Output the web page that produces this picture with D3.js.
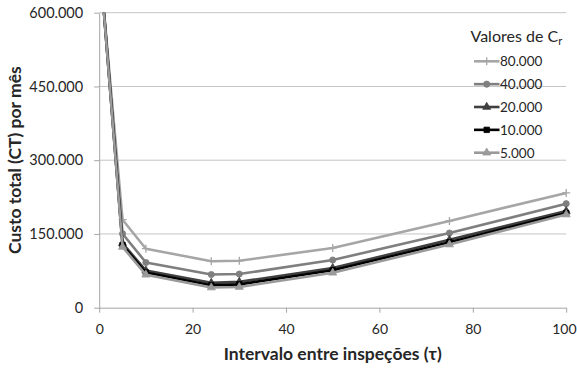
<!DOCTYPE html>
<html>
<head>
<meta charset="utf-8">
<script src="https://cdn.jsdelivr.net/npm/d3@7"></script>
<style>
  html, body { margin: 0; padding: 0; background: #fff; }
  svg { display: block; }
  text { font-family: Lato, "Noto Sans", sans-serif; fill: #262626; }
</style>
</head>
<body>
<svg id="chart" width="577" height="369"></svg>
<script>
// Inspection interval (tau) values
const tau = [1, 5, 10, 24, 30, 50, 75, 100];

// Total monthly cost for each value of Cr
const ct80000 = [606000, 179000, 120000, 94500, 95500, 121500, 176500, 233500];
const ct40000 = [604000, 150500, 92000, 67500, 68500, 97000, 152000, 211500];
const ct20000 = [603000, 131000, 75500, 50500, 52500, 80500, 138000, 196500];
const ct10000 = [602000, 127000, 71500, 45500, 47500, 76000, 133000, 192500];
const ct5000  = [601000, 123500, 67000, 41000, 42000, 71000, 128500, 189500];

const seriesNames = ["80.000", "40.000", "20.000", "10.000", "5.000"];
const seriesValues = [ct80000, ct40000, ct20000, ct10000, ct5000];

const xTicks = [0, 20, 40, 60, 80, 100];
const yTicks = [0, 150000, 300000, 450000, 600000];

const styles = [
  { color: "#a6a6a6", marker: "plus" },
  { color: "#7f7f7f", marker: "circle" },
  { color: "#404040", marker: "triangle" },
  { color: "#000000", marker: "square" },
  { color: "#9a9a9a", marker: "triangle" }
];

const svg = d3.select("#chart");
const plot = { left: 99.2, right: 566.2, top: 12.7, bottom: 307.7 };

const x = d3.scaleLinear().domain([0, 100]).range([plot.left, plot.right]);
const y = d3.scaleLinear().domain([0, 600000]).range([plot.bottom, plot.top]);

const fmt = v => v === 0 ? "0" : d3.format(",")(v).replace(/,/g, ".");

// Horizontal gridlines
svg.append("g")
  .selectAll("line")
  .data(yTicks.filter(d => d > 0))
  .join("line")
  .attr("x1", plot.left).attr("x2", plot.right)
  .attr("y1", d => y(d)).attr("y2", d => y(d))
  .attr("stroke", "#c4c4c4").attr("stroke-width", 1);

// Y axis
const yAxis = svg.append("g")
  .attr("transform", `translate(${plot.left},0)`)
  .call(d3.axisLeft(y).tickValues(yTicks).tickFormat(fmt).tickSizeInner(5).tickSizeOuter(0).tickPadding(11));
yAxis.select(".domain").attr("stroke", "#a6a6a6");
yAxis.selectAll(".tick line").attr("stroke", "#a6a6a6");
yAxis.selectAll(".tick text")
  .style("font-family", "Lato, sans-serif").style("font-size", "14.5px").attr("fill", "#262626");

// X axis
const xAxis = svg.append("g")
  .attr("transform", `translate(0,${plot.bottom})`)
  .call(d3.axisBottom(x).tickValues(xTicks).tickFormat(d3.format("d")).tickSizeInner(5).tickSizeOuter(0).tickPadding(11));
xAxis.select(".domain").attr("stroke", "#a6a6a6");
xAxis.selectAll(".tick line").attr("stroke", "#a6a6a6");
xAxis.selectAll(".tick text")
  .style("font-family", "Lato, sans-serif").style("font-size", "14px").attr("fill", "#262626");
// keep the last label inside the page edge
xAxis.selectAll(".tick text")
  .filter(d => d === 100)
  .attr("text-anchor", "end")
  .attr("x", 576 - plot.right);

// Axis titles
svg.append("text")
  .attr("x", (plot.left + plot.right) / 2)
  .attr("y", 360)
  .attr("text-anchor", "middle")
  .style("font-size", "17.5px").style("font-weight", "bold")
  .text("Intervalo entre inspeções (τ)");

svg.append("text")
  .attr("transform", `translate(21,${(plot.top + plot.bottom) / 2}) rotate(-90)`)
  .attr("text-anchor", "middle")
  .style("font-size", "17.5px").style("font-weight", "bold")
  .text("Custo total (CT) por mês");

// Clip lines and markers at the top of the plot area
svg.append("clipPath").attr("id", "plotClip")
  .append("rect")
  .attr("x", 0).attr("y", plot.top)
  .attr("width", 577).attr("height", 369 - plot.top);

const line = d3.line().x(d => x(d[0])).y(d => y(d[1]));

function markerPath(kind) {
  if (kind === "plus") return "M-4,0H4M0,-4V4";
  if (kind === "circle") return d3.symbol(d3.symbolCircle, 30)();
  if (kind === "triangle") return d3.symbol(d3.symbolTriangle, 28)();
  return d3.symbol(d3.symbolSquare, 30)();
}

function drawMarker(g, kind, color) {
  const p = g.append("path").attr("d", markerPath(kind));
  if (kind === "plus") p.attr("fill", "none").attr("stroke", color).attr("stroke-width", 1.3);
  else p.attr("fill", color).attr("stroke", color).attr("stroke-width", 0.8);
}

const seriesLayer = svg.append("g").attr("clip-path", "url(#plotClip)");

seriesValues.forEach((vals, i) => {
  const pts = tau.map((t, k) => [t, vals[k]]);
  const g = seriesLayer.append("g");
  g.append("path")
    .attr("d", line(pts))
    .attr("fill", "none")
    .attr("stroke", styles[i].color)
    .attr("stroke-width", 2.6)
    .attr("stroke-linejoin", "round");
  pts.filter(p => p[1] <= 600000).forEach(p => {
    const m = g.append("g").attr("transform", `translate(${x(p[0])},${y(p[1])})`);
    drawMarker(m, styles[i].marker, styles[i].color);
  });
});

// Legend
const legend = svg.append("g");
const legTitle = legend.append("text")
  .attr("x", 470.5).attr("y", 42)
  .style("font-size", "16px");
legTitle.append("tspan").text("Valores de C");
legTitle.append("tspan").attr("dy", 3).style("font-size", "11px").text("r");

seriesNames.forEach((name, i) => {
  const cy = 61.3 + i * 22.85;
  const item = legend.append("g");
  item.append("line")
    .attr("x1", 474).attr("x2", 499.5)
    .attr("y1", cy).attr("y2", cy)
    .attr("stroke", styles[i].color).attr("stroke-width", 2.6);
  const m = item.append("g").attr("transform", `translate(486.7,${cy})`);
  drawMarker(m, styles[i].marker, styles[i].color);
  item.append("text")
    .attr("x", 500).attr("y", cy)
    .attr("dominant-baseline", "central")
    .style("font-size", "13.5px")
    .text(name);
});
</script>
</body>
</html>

WORK TO BE COMPLETED => Leave out the pictures. Transcribe only the lines above, from the first through the one that contains "const tau = [1, 5, 10, 24, 30, 50, 75, 100];".

RESULT =>
Output the web page that produces this picture with D3.js.
<!DOCTYPE html>
<html>
<head>
<meta charset="utf-8">
<script src="https://cdn.jsdelivr.net/npm/d3@7"></script>
<style>
  html, body { margin: 0; padding: 0; background: #fff; }
  svg { display: block; }
  text { font-family: Lato, "Noto Sans", sans-serif; fill: #262626; }
</style>
</head>
<body>
<svg id="chart" width="577" height="369"></svg>
<script>
// Inspection interval (tau) values
const tau = [1, 5, 10, 24, 30, 50, 75, 100];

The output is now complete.